To set up travis, we just connect our repo, insert our CODECOVTOKEN environment variable into the settings for our project, and we are good to go!

So now that we have all of the main code components for our new package, now we have to set the license, write documentation and example use in the README, and edit our setup.py file.

For the license, look up and pick out your favorite software license and just copy paste into your LICENSE.txt file.

For the README, use an online real time editor and try to write it in Rich Structured Text (rst) format with examples, docs, dependencies, installation instructions, etc. If you used cookiecutter, you should already have a nice template to work from.

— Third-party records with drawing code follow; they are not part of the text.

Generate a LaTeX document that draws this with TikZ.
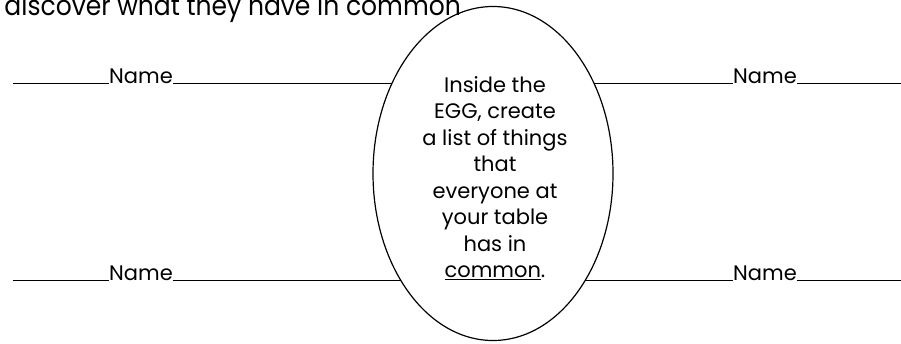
\documentclass[tikz,border=0pt]{standalone}
\usepackage{fontspec}
\setmainfont{Poppins}
\usetikzlibrary{shapes.geometric,positioning,calc}

\begin{document}
\begin{tikzpicture}[x=1pt,y=1pt]
\tikzstyle{egg}=[ellipse,draw=black,line width=1.2pt,
inner sep=0pt,outer sep=0pt,minimum width=240pt,minimum height=334pt]
\tikzstyle{namelabel}=[inner sep=0pt,outer sep=0pt,anchor=base,
font=\fontsize{21}{25}\selectfont]
\tikzstyle{blank}=[line width=0.8pt]
\useasboundingbox (0,0) rectangle (901,-343);

\node[anchor=base east,inner sep=0pt,xscale=0.91,transform shape,
font=\fontsize{27.5}{32}\selectfont] at (461,-15) (title) {discover what they have in common};
\node[egg] at (493,-173.5) (egg) {};
\node[align=center,inner sep=0pt,font=\fontsize{21}{26.5}\selectfont] at (495,-178) (task)
{Inside the\\EGG, create\\a list of things\\that\\everyone at\\your table\\has in\\\underline{common}.};

\node[namelabel] at (141,-83) (nameTL) {Name};
\node[namelabel] at (765,-83) (nameTR) {Name};
\node[namelabel] at (141,-280) (nameBL) {Name};
\node[namelabel] at (765,-280) (nameBR) {Name};
\coordinate (tl) at (13,-83);
\coordinate (tr) at (901,-83);
\coordinate (bl) at (13,-280);
\coordinate (br) at (901,-280);
% where the blanks meet the egg
\coordinate (eggTL) at ($(egg.center)+(-100.8,90.5)$);
\coordinate (eggTR) at ($(egg.center)+(100.8,90.5)$);
\coordinate (eggBL) at ($(egg.center)+(-92.4,-106.5)$);
\coordinate (eggBR) at ($(egg.center)+(92.4,-106.5)$);

\path[blank] (tl) edge (nameTL.base west);
\path[blank] (nameTL.base east) edge (eggTL);
\path[blank] (eggTR) edge (nameTR.base west);
\path[blank] (nameTR.base east) edge (tr);
\path[blank] (bl) edge (nameBL.base west);
\path[blank] (nameBL.base east) edge (eggBL);
\path[blank] (eggBR) edge (nameBR.base west);
\path[blank] (nameBR.base east) edge (br);

\end{tikzpicture}
\end{document}
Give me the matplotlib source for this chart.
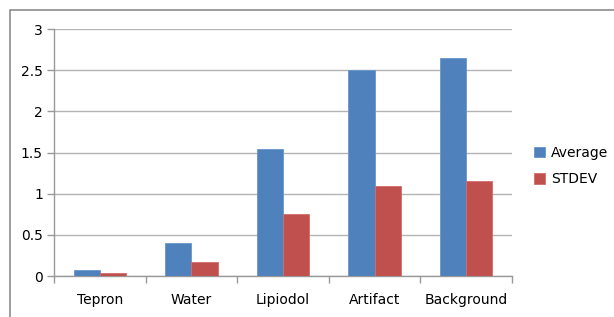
import matplotlib
matplotlib.use("Agg")
import matplotlib.pyplot as plt
import numpy as np
from matplotlib.patches import Rectangle

categories = ["Tepron", "Water", "Lipiodol", "Artifact", "Background"]
average = [0.08, 0.40, 1.55, 2.50, 2.65]
stdev = [0.04, 0.17, 0.75, 1.09, 1.16]
yticks = [0, 0.5, 1, 1.5, 2, 2.5, 3]
ytick_labels = ["0", "0.5", "1", "1.5", "2", "2.5", "3"]

plt.rcParams["font.family"] = ["DejaVu Sans"]

fig = plt.figure(figsize=(6.14, 3.17), dpi=100)
ax = fig.add_axes([0.088, 0.129, 0.746, 0.779])

# outer chart frame
fig.patches.append(Rectangle((10 / 614, -0.1), 1.2, 1 - 10 / 317 + 0.1,
                             transform=fig.transFigure, fill=False,
                             edgecolor="#8c8c8c", linewidth=1.2))

x = np.arange(len(categories))
w = 1 / 3.5
ax.bar(x - w / 2, average, w, color="#4F81BD", edgecolor="#6a96cc",
       linewidth=0.6, label="Average", zorder=3)
ax.bar(x + w / 2, stdev, w, color="#C0504D", edgecolor="#d26e6b",
       linewidth=0.6, label="STDEV", zorder=3)

ax.set_xlim(-0.5, len(categories) - 0.5)
ax.set_ylim(0, 3)
ax.set_yticks(yticks)
ax.set_yticklabels(ytick_labels, fontsize=10)
ax.set_xticks(x)
ax.set_xticklabels(categories, fontsize=10)
ax.tick_params(axis="x", length=0, pad=12)
ax.set_xticks(np.arange(-0.5, len(categories)), minor=True)
ax.tick_params(axis="x", which="minor", length=5, color="#999999", width=1)
ax.tick_params(axis="y", length=5, color="#999999", width=1, pad=3)

ax.grid(axis="y", color="#b3b3b3", linewidth=1, zorder=0)
for s in ["top", "right"]:
    ax.spines[s].set_visible(False)
for s in ["left", "bottom"]:
    ax.spines[s].set_color("#999999")
    ax.spines[s].set_linewidth(1)

ax.legend(loc="center left", bbox_to_anchor=(1.0, 0.445), frameon=False,
          fontsize=10, handlelength=0.8, handleheight=0.8,
          handletextpad=0.4, labelspacing=0.9, borderaxespad=1.2)

fig.savefig("out.png", dpi=100)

Finally, the setup.py file, you can follow a form like this:

import setuptools
setuptools.setup(
    name="animalsounds",
    version="0.1.0",
    url="https://github.com/username/animalsounds",
    author="First Last",
    author_email="email@gmail.com",
    description="An exploration of different animal sounds.",
    long_description=open('README.rst').read(),
    packages=setuptools.find_packages(),
    install_requires=[],
    classifiers=[
        'Development Status :: 2 - Pre-Alpha',
        'Programming Language :: Python',
        'Programming Language :: Python :: 3',
        'Programming Language :: Python :: 3.6',
    ],
)

Can We Upload Yet?

Once we have all of these items, have pushed to github, have seen our continuous integration run our tests and generate the build passing and coverage reports, we can now upload our code to PyPI with confidence!! How do we get it up there though? Well, we are in luck because there’s a python package for that, and it’s called twine.

Twine makes sure to package up and upload your code to the PyPI servers through a secure connection. You will have to also go on PyPI and create a user account before doing this, but after doing the one line twine command to register and upload, you now have your first package deployed!

Congratulations! Try to pip install it and give yourself a pat on the back!